Job.
Copy out the material below in full, but not its images.
+++ Information shown
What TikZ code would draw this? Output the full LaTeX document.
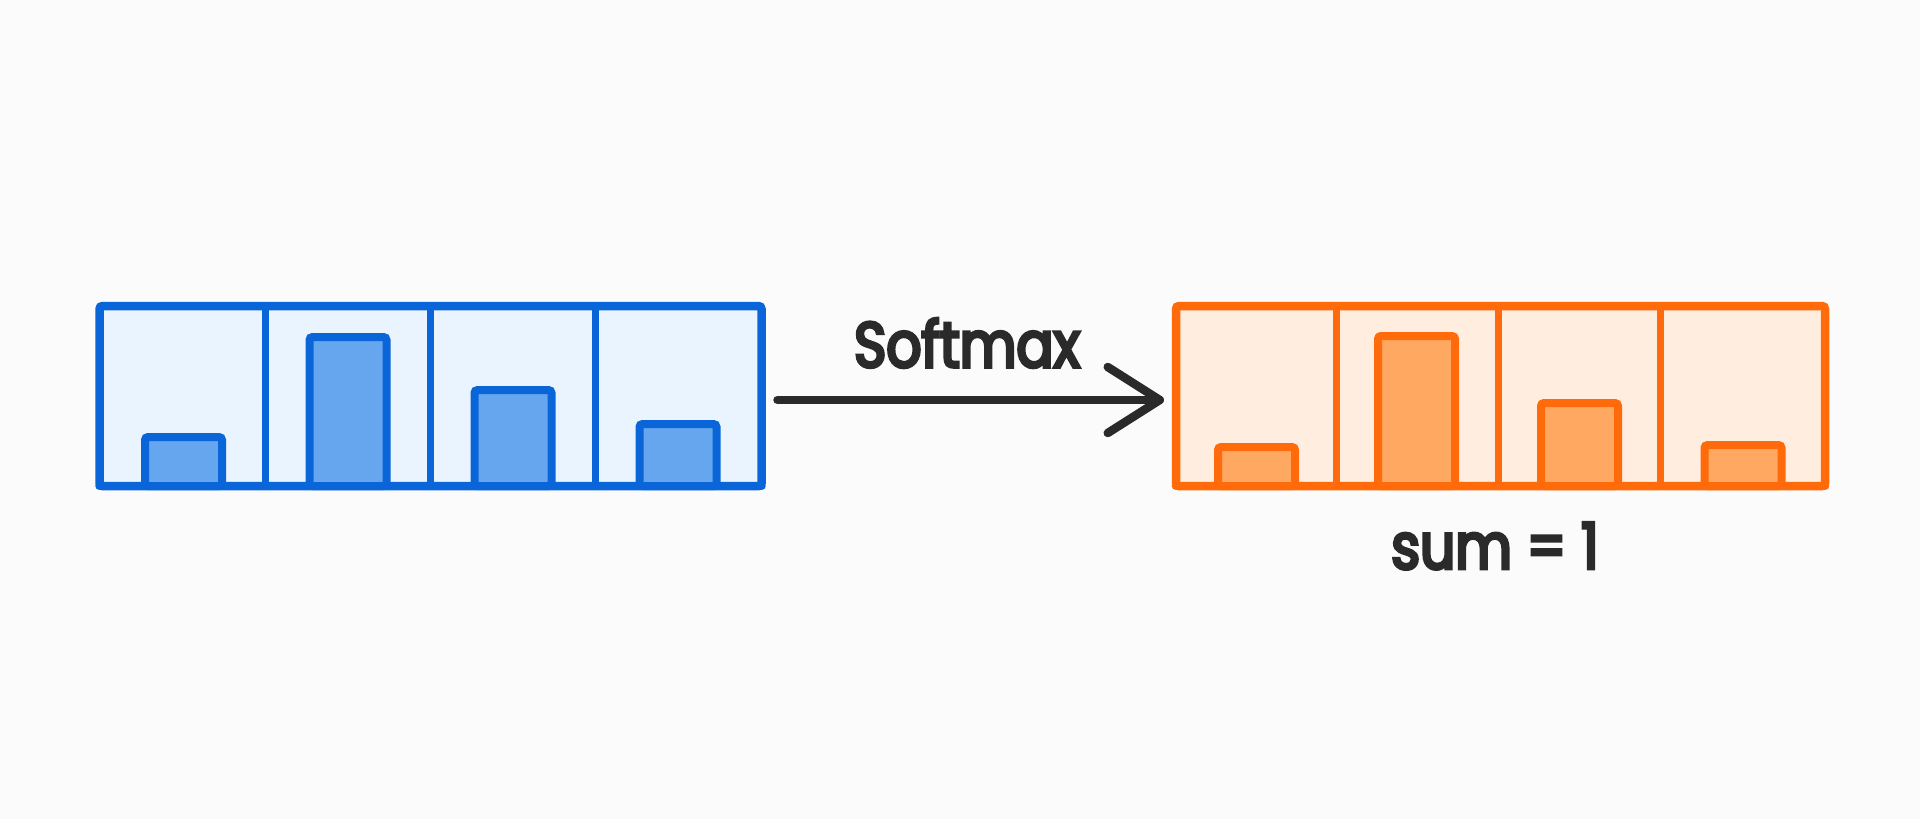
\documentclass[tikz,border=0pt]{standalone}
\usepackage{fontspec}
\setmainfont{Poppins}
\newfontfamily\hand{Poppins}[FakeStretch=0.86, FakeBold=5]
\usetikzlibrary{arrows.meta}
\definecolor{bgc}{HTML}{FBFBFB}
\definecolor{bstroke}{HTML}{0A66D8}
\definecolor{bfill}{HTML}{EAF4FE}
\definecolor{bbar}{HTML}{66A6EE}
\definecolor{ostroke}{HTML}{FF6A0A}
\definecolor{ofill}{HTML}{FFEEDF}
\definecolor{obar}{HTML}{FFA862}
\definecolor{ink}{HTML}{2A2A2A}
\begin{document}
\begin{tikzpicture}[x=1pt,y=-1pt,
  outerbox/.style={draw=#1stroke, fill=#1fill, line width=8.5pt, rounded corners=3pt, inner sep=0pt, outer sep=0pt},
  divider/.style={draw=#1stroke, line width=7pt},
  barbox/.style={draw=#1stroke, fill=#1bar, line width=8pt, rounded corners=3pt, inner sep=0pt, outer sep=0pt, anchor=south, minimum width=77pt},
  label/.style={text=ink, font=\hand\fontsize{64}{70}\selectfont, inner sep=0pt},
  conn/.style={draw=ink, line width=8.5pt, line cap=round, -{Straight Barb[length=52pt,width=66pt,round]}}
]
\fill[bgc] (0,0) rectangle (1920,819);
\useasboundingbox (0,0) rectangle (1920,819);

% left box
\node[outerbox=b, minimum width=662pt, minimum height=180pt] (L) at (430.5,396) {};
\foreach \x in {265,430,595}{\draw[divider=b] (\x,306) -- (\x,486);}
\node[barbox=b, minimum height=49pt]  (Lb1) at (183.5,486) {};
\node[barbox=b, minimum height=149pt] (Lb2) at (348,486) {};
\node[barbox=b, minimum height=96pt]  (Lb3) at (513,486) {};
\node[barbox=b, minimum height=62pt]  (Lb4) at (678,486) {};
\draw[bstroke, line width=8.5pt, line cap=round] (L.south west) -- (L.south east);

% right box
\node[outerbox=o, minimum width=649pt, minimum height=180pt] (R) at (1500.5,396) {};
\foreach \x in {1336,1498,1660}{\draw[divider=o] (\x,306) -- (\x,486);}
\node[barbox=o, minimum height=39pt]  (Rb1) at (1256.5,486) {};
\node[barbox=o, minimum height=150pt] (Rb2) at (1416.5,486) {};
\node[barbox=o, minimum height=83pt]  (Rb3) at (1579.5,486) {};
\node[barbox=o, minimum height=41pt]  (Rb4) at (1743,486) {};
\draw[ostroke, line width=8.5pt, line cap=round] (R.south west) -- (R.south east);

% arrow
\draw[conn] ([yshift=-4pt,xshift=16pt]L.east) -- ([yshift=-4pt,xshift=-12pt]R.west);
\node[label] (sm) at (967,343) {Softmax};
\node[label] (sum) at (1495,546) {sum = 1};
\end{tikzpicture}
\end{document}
++++++
Answer to this exercise.
What TikZ code would draw this? Output the full LaTeX document.
\documentclass[tikz,border=0pt]{standalone}
\usepackage{fontspec}
\setmainfont{Poppins}
\newfontfamily\hand{Poppins}[FakeStretch=0.86, FakeBold=5]
\usetikzlibrary{arrows.meta}
\definecolor{bgc}{HTML}{FBFBFB}
\definecolor{bstroke}{HTML}{0A66D8}
\definecolor{bfill}{HTML}{EAF4FE}
\definecolor{bbar}{HTML}{66A6EE}
\definecolor{ostroke}{HTML}{FF6A0A}
\definecolor{ofill}{HTML}{FFEEDF}
\definecolor{obar}{HTML}{FFA862}
\definecolor{ink}{HTML}{2A2A2A}
\begin{document}
\begin{tikzpicture}[x=1pt,y=-1pt,
  outerbox/.style={draw=#1stroke, fill=#1fill, line width=8.5pt, rounded corners=3pt, inner sep=0pt, outer sep=0pt},
  divider/.style={draw=#1stroke, line width=7pt},
  barbox/.style={draw=#1stroke, fill=#1bar, line width=8pt, rounded corners=3pt, inner sep=0pt, outer sep=0pt, anchor=south, minimum width=77pt},
  label/.style={text=ink, font=\hand\fontsize{64}{70}\selectfont, inner sep=0pt},
  conn/.style={draw=ink, line width=8.5pt, line cap=round, -{Straight Barb[length=52pt,width=66pt,round]}}
]
\fill[bgc] (0,0) rectangle (1920,819);
\useasboundingbox (0,0) rectangle (1920,819);

% left box
\node[outerbox=b, minimum width=662pt, minimum height=180pt] (L) at (430.5,396) {};
\foreach \x in {265,430,595}{\draw[divider=b] (\x,306) -- (\x,486);}
\node[barbox=b, minimum height=49pt]  (Lb1) at (183.5,486) {};
\node[barbox=b, minimum height=149pt] (Lb2) at (348,486) {};
\node[barbox=b, minimum height=96pt]  (Lb3) at (513,486) {};
\node[barbox=b, minimum height=62pt]  (Lb4) at (678,486) {};
\draw[bstroke, line width=8.5pt, line cap=round] (L.south west) -- (L.south east);

% right box
\node[outerbox=o, minimum width=649pt, minimum height=180pt] (R) at (1500.5,396) {};
\foreach \x in {1336,1498,1660}{\draw[divider=o] (\x,306) -- (\x,486);}
\node[barbox=o, minimum height=39pt]  (Rb1) at (1256.5,486) {};
\node[barbox=o, minimum height=150pt] (Rb2) at (1416.5,486) {};
\node[barbox=o, minimum height=83pt]  (Rb3) at (1579.5,486) {};
\node[barbox=o, minimum height=41pt]  (Rb4) at (1743,486) {};
\draw[ostroke, line width=8.5pt, line cap=round] (R.south west) -- (R.south east);

% arrow
\draw[conn] ([yshift=-4pt,xshift=16pt]L.east) -- ([yshift=-4pt,xshift=-12pt]R.west);
\node[label] (sm) at (967,343) {Softmax};
\node[label] (sum) at (1495,546) {sum = 1};
\end{tikzpicture}
\end{document}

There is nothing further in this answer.